Beamsplitters, Dichroics, and Mirrors from Omega Optical

Dichroic beamsplitters can be defined as shortpass and longpass filters used at non-normal angles of incidence. These filters are excellent at reflecting a specified spectral region, while efficiently transmitting another spectral region.

Dichroic beamsplitters come in all wavelengths, with reflectivity often reaching values higher than 98% and transmission usually reaching values greater than 85%.

Dichroic beamsplitters are non-absorbing, and therefore, all the light that is not transmitted is specularly reflected. In a majority of applications, the dichroic beamsplitters are oriented at an angle of 45° so that the reflected light creates a 90° angle to the incident light, though any angle less than 100° can be realized.

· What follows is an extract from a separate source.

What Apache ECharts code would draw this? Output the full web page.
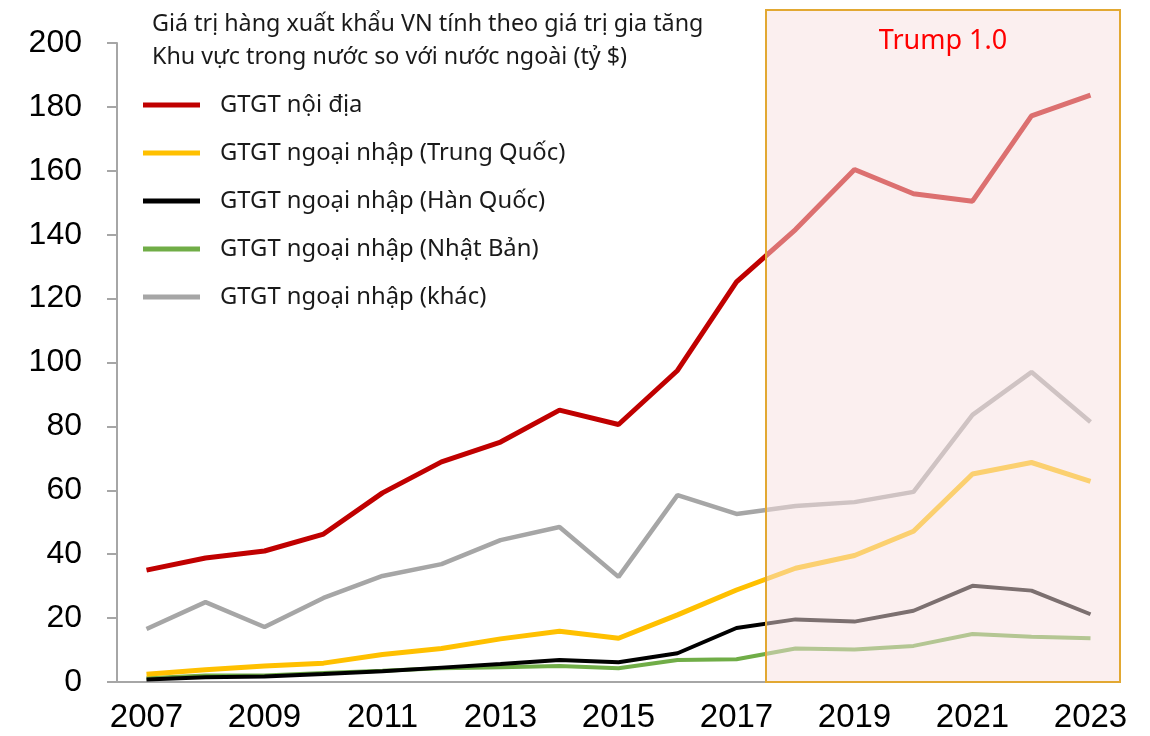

In case the angled filter is a longpass, the shorter wavelengths will be reflected in an off-axis direction, while the longer wavelengths will be transmitted via the filter that lies parallel to the path of the original and incident light beam; hence the word dichroic, which means two colors.

When dichroic beamsplitters are used at angles different from the normal angle of incidence (AOI), the polarization of the incident beam turns out to be significant. S-polarized light and P-polarized light interact differently with the thin-film stack, usually resulting in a step in the %R or %T measurements at AOI that is above 20° when a regular setup is used.

By knowing the polarization state of the incoming light, measurements can be made using either P-polarization or S-polarization to reflect the customer’s experimental setup more precisely. While a majority of the customers prefer to reduce the variation between S-polarized and P-polarized responses, the varying spectral properties can also be manipulated to isolate the S-plane and P-plane of polarization states.

Filter Description

Dichroic beamsplitters are defined by:

  • Cut-off edge (SP)—the wavelength of the edge at 50% of the highest transmission of the filter
  • Cut-on edge (LP)—the wavelength of the edge at 50% of the highest transmission of the filter
  • Transmission range—the spectral region where the filter transmits
  • Reflection range—the spectral region where the filter does not transmit
  • Polarization—the degree of spectral separation caused by polarization
  • Edge steepness—the edge slope between transmission and reflection

Filter Types

Dichroic (DC)

Dichroic filters offer broad regions of both reflection and transmission. They display a high degree of polarization, together with a slightly shallow transition slope.

Dichroic Mirror (DM)

Dichroic mirrors include a steep transition slope, a broad region of reflection, reduced polarization effects, and a restricted transmission region.

Dichroic Reflector (DR)

Dichroic reflectors include a steep transition slope, a broad region of transmission, low polarization, and a restricted reflection region.

Cube Beamsplitters

Highly efficient polarization of the incident beam is provided by cube beamsplitters. In addition, these beamsplitters prevent the unwanted lateral displacement of the transmitted beam, as well as ghost images of the reflected beam.

To produce cube beamsplitters, the hypotenuse of a right-angle prism is first coated, and then cemented to the hypotenuse of another right-angle prism. Omega Optical’s product line includes all types of filters that come in a polarizing cube configuration.

Mirrors and Partial Mirrors

Overview

Both mirrors and partial mirrors reflect evenly across a wide spectral range. Partial mirrors operate at off-normal angles of incidence. They reflect just a portion of the incident light and transmit the remaining part of the incident light.

Beamsplitter Filters

Beamsplitter filters can be designed to perform across ranges as broad as 700 nm. Users can locate the performance anywhere in the spectral region from 240 to 20,000 nm. The value of the ratio of the transmitted light to reflected light (%T/%R) can be anywhere between 99/1 and 1/99, with standard products, including ratios of 30/70, 50/50, and 70/30.

Total Reflector Mirrors

Total reflector mirrors reflect 92% to 99% across their main spectral region. These mirrors are produced with a wide range of metal coatings, such as silver, gold, aluminum, and special types of alloys. These coatings are over-coated with a protective thin film.

Dichroic Reflector Mirrors

Dichroic reflector mirrors reflect higher than 99% across a slightly narrower spectral region. They are made with numerous layers of dielectric materials and absorb almost none of the light within the design’s spectral region.